Data for processing |
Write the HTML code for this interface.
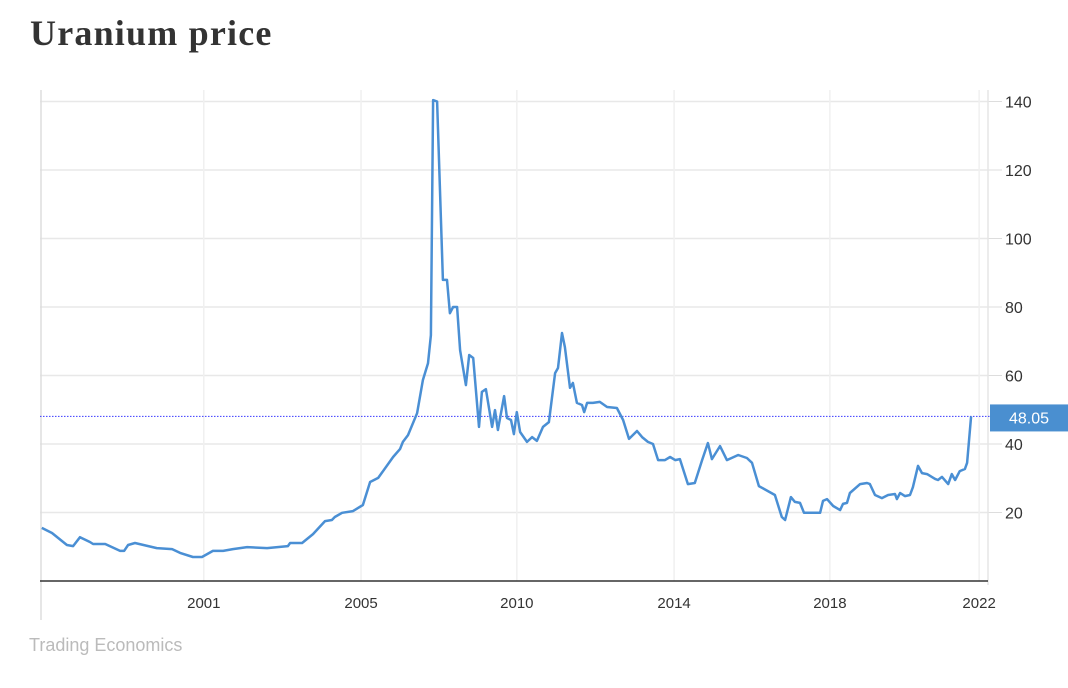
<!DOCTYPE html>
<html><head><meta charset="utf-8"><style>
body{margin:0;background:#fff;width:1068px;height:688px;overflow:hidden;position:relative;font-family:"Liberation Sans",sans-serif}
#title{position:absolute;left:30px;top:12px;font-family:"Liberation Serif",serif;font-weight:bold;font-size:36px;letter-spacing:1.2px;color:#333;margin:0}
#src{position:absolute;left:29px;top:635px;font-size:18px;color:#bbb}
svg{position:absolute;left:0;top:0}
</style></head><body>
<h1 id="title">Uranium price</h1>
<svg id="chart" width="1068" height="688"></svg>
<div id="src">Trading Economics</div>
<script>
const years=[1996.25,1996.53,1996.94,1997.11,1997.30,1997.57,1997.66,1997.99,1998.40,1998.51,1998.62,1998.81,1999.41,1999.83,2000.05,2000.40,2000.65,2000.95,2001.23,2001.50,2001.89,2002.44,2003.01,2003.07,2003.40,2003.70,2004.03,2004.22,2004.30,2004.50,2004.80,2005.07,2005.27,2005.49,2005.90,2006.09,2006.17,2006.31,2006.56,2006.72,2006.86,2006.94,2007.00,2007.11,2007.27,2007.38,2007.46,2007.55,2007.66,2007.74,2007.90,2007.99,2008.10,2008.26,2008.34,2008.45,2008.62,2008.70,2008.78,2008.95,2009.03,2009.14,2009.22,2009.30,2009.39,2009.58,2009.72,2009.85,2010.02,2010.18,2010.35,2010.43,2010.54,2010.62,2010.76,2010.84,2010.95,2011.09,2011.15,2011.23,2011.39,2011.58,2011.78,2012.05,2012.22,2012.38,2012.60,2012.74,2012.90,2013.04,2013.18,2013.37,2013.51,2013.65,2013.78,2014.00,2014.19,2014.39,2014.55,2014.66,2014.88,2015.07,2015.38,2015.62,2015.76,2015.95,2016.39,2016.58,2016.67,2016.83,2016.94,2017.08,2017.19,2017.35,2017.63,2017.71,2017.82,2017.99,2018.18,2018.26,2018.37,2018.45,2018.73,2018.92,2019.00,2019.14,2019.33,2019.50,2019.69,2019.74,2019.83,2019.96,2020.10,2020.18,2020.32,2020.43,2020.57,2020.79,2020.87,2020.98,2021.15,2021.25,2021.34,2021.47,2021.61,2021.67,2021.78];
const prices=[15.5,14,10.5,10.2,12.8,11.4,10.8,10.8,8.8,8.8,10.5,11.1,9.6,9.3,8.2,7,7,8.8,8.8,9.3,9.9,9.6,10.2,11.1,11.1,13.7,17.5,17.8,18.7,19.9,20.4,22.2,28.9,30.1,36.2,38.5,40.6,42.6,49,58.7,63.6,71.8,140.4,140,87.9,87.9,78.2,80,80,67.4,57.2,66,65.1,45,55.2,56,45,49.9,44.1,54,47.6,47,42.9,49.3,43.5,40.6,42,40.9,45,46.4,60.7,62.2,72.4,68.3,56.4,57.8,52,51.4,49.3,52,52,52.3,50.8,50.5,47,41.5,43.8,42,40.6,40,35.3,35.3,36.2,35.3,35.6,28.3,28.6,35.3,40.3,35.6,39.4,35.3,36.8,35.9,34.5,27.7,25.1,18.7,17.8,24.5,23.1,22.8,19.9,19.9,19.9,23.4,23.9,21.9,20.7,22.5,22.8,25.7,28.3,28.6,28.3,25.1,24.2,25.1,25.4,23.9,25.7,24.8,25.1,27.4,33.6,31.5,31.2,29.8,29.5,30.4,28.3,31.2,29.5,32.1,32.7,34.5,48.05];
const xTicks=[2000.7,2005.02,2009.3,2013.62,2017.9,2022.0];
const xTickLabels=["2001","2005","2010","2014","2018","2022"];
const yTicks=[20,40,60,80,100,120,140];
const lastValue=48.05;

const NS="http://www.w3.org/2000/svg";
const svg=document.getElementById('chart');
const X=y=>40+(y-1996.2)*36.4;
const Y=v=>581-v*3.425;
function mk(t,a,p){const e=document.createElementNS(NS,t);for(const k in a)e.setAttribute(k,a[k]);(p||svg).appendChild(e);return e;}

yTicks.forEach(v=>{
  const g=mk('line',{x1:40,x2:988,y1:Y(v),y2:Y(v),stroke:'#e8e8e8','stroke-width':1.5});
  
  
  const tk=mk('line',{x1:988,x2:1002,y1:Y(v),y2:Y(v),stroke:'#ddd','stroke-width':1});
  
  
  const t=mk('text',{x:1005,y:Y(v)+6,'font-size':16,fill:'#333'});
  t.textContent=v;
  
  
});
xTicks.forEach((d,i)=>{
  const g=mk('line',{x1:X(d),x2:X(d),y1:90,y2:581,stroke:'#f0f0f0','stroke-width':1.5});
  
  
  const t=mk('text',{x:X(d),y:608,'font-size':15,fill:'#333','text-anchor':'middle'});
  t.textContent=xTickLabels[i];
  
  
});
const la=mk('line',{x1:41,x2:41,y1:90,y2:620,stroke:'#ddd','stroke-width':1.5});


const ra=mk('line',{x1:988,x2:988,y1:90,y2:585,stroke:'#e6e6e6','stroke-width':1.5});


const ba=mk('line',{x1:40,x2:988,y1:581,y2:581,stroke:'#333','stroke-width':1.5});



const ref=mk('line',{x1:40,x2:990,y1:Y(lastValue),y2:Y(lastValue),stroke:'#3a3aff','stroke-width':1,'stroke-dasharray':'1.5,1.5'});



const path=mk('path',{d:years.map((d,i)=>(i?'L':'M')+X(d).toFixed(1)+','+Y(prices[i]).toFixed(1)).join(''),fill:'none',stroke:'#4a8fd4','stroke-width':2.5,'stroke-linejoin':'round'});



const box=mk('rect',{x:990,y:Y(lastValue)-12,width:78,height:27,fill:'#4a8fd0'});


const bt=mk('text',{x:1029,y:Y(lastValue)+7,'font-size':16,fill:'#fff','text-anchor':'middle'});
bt.textContent=lastValue.toFixed(2);


</script>
</body></html>
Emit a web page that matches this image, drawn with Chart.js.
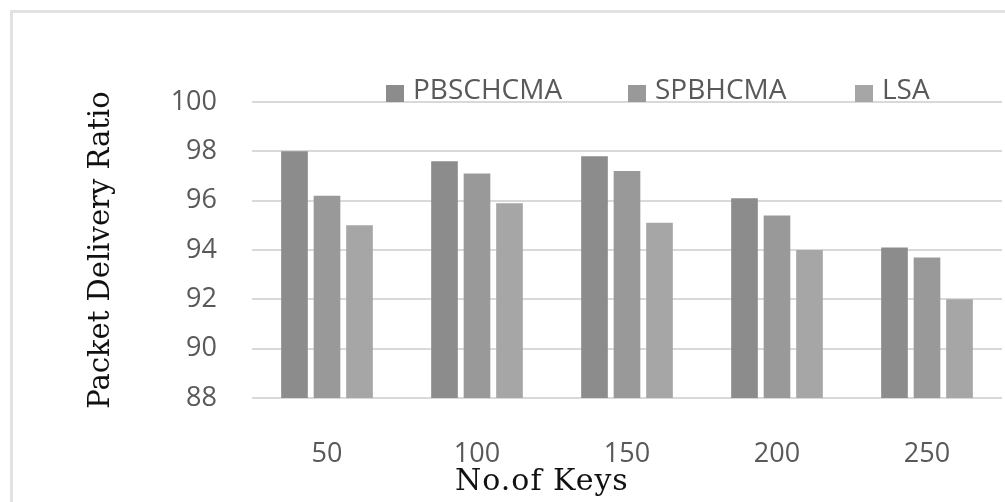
<!DOCTYPE html>
<html>
<head>
<meta charset="utf-8">
<script src="https://cdn.jsdelivr.net/npm/chart.js@4.4.0/dist/chart.umd.min.js"></script>
<style>
  html, body { margin: 0; padding: 0; background: #fff; overflow: hidden; }
  #wrap { position: relative; width: 1005px; height: 502px; }
  #frame { position: absolute; left: 10px; top: 10px; width: 1100px; height: 600px;
           border-top: 3px solid #e2e2e2; border-left: 3px solid #e2e2e2; }
  #pdr-chart { position: absolute; left: 0; top: 0; }
  #legend { position: absolute; left: 0; top: 0; width: 1005px; height: 0; }
  .lg-item { position: absolute; top: 73px; display: flex; align-items: flex-end;
             font-family: "Open Sans", sans-serif; font-size: 28px; color: #595959; line-height: 30px; }
  .lg-box { width: 18px; height: 17px; margin-right: 9px; margin-bottom: 1px; }
  #x-title { position: absolute; left: 455px; top: 462px; white-space: nowrap;
             font-family: "DejaVu Serif", serif; font-size: 30px; line-height: 36px; color: #111;
             letter-spacing: 1px; }
</style>
</head>
<body>
<div id="wrap">
  <div id="frame"></div>
  <canvas id="pdr-chart" width="1005" height="502"></canvas>
  <div id="legend"></div>
  <div id="x-title"></div>
</div>
<script>
  // data
  const keys = ['50', '100', '150', '200', '250'];
  const seriesNames = ['PBSCHCMA', 'SPBHCMA', 'LSA'];
  const pbschcma = [98.0, 97.6, 97.8, 96.1, 94.1];
  const spbhcma = [96.2, 97.1, 97.2, 95.4, 93.7];
  const lsa = [95.0, 95.9, 95.1, 94.0, 92.0];
  const yTicks = [88, 90, 92, 94, 96, 98, 100];
  const xTitle = 'No.of Keys';
  const yTitle = 'Packet Delivery Ratio';

  const barColors = ['#8c8c8c', '#999999', '#a6a6a6'];
  const legendLeft = [386, 628, 855];

  const ctx = document.getElementById('pdr-chart');
  const chart = new Chart(ctx, {
    type: 'bar',
    data: {
      labels: keys,
      datasets: [pbschcma, spbhcma, lsa].map((vals, i) => ({
        label: seriesNames[i],
        data: vals,
        backgroundColor: barColors[i],
        borderWidth: 0,
        categoryPercentage: 0.65,
        barPercentage: 0.82
      }))
    },
    options: {
      responsive: false,
      animation: false,
      layout: { padding: { top: 102, right: 3, bottom: 0, left: 0 } },
      plugins: {
        legend: { display: false },
        tooltip: { enabled: false }
      },
      scales: {
        x: {
          grid: { display: false, drawTicks: false },
          border: { display: false },
          ticks: {
            padding: 40,
            color: '#595959',
            font: { family: '"Open Sans", sans-serif', size: 27 }
          },
          afterFit: function(scale) { scale.height = 104; }
        },
        y: {
          min: 88,
          max: 100,
          afterBuildTicks: function(scale) {
            scale.ticks = yTicks.map(v => ({ value: v }));
          },
          grid: { color: '#d9d9d9', lineWidth: 2, drawTicks: false },
          border: { display: false },
          ticks: {
            padding: 35,
            color: '#595959',
            font: { family: '"Open Sans", sans-serif', size: 27 }
          },
          title: {
            display: true,
            text: yTitle,
            color: '#111',
            font: { family: '"DejaVu Serif", serif', size: 29 },
            padding: { top: 84, bottom: 0 }
          },
          afterFit: function(scale) { scale.width = 252; }
        }
      }
    }
  });

  document.getElementById('x-title').textContent = xTitle;

  // legend drawn as html, one item per dataset
  const legend = document.getElementById('legend');
  chart.data.datasets.forEach((ds, i) => {
    const item = document.createElement('div');
    item.className = 'lg-item';
    item.style.left = legendLeft[i] + 'px';
    const box = document.createElement('span');
    box.className = 'lg-box';
    box.style.background = ds.backgroundColor;
    const txt = document.createElement('span');
    txt.textContent = ds.label;
    item.appendChild(box);
    item.appendChild(txt);
    legend.appendChild(item);
  });
</script>
</body>
</html>
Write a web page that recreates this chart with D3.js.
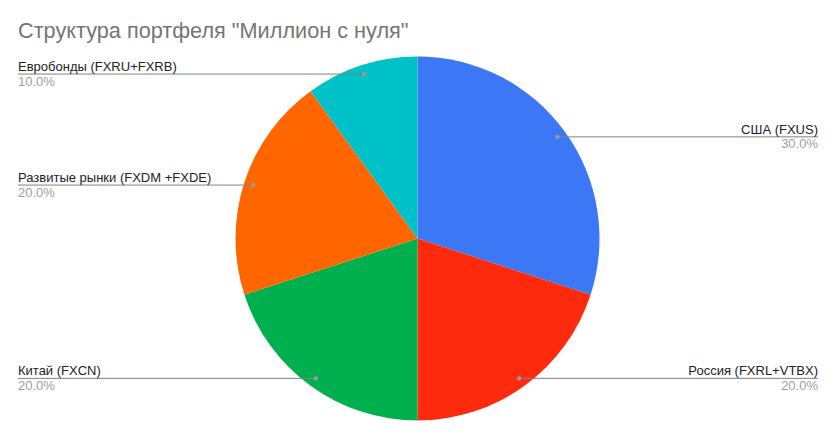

Exercise details | Only the lines from the one with "Emit a web page" through the one with "const legendLeft = [386, 628, 855];" belong in your copy; retype them exactly and drop any pictures.

Exercise output |
Emit a web page that matches this image, drawn with Chart.js.
<!DOCTYPE html>
<html>
<head>
<meta charset="utf-8">
<script src="https://cdn.jsdelivr.net/npm/chart.js@4.4.0/dist/chart.umd.min.js"></script>
<style>
  html, body { margin: 0; padding: 0; background: #fff; overflow: hidden; }
  #wrap { position: relative; width: 1005px; height: 502px; }
  #frame { position: absolute; left: 10px; top: 10px; width: 1100px; height: 600px;
           border-top: 3px solid #e2e2e2; border-left: 3px solid #e2e2e2; }
  #pdr-chart { position: absolute; left: 0; top: 0; }
  #legend { position: absolute; left: 0; top: 0; width: 1005px; height: 0; }
  .lg-item { position: absolute; top: 73px; display: flex; align-items: flex-end;
             font-family: "Open Sans", sans-serif; font-size: 28px; color: #595959; line-height: 30px; }
  .lg-box { width: 18px; height: 17px; margin-right: 9px; margin-bottom: 1px; }
  #x-title { position: absolute; left: 455px; top: 462px; white-space: nowrap;
             font-family: "DejaVu Serif", serif; font-size: 30px; line-height: 36px; color: #111;
             letter-spacing: 1px; }
</style>
</head>
<body>
<div id="wrap">
  <div id="frame"></div>
  <canvas id="pdr-chart" width="1005" height="502"></canvas>
  <div id="legend"></div>
  <div id="x-title"></div>
</div>
<script>
  // data
  const keys = ['50', '100', '150', '200', '250'];
  const seriesNames = ['PBSCHCMA', 'SPBHCMA', 'LSA'];
  const pbschcma = [98.0, 97.6, 97.8, 96.1, 94.1];
  const spbhcma = [96.2, 97.1, 97.2, 95.4, 93.7];
  const lsa = [95.0, 95.9, 95.1, 94.0, 92.0];
  const yTicks = [88, 90, 92, 94, 96, 98, 100];
  const xTitle = 'No.of Keys';
  const yTitle = 'Packet Delivery Ratio';

  const barColors = ['#8c8c8c', '#999999', '#a6a6a6'];
  const legendLeft = [386, 628, 855];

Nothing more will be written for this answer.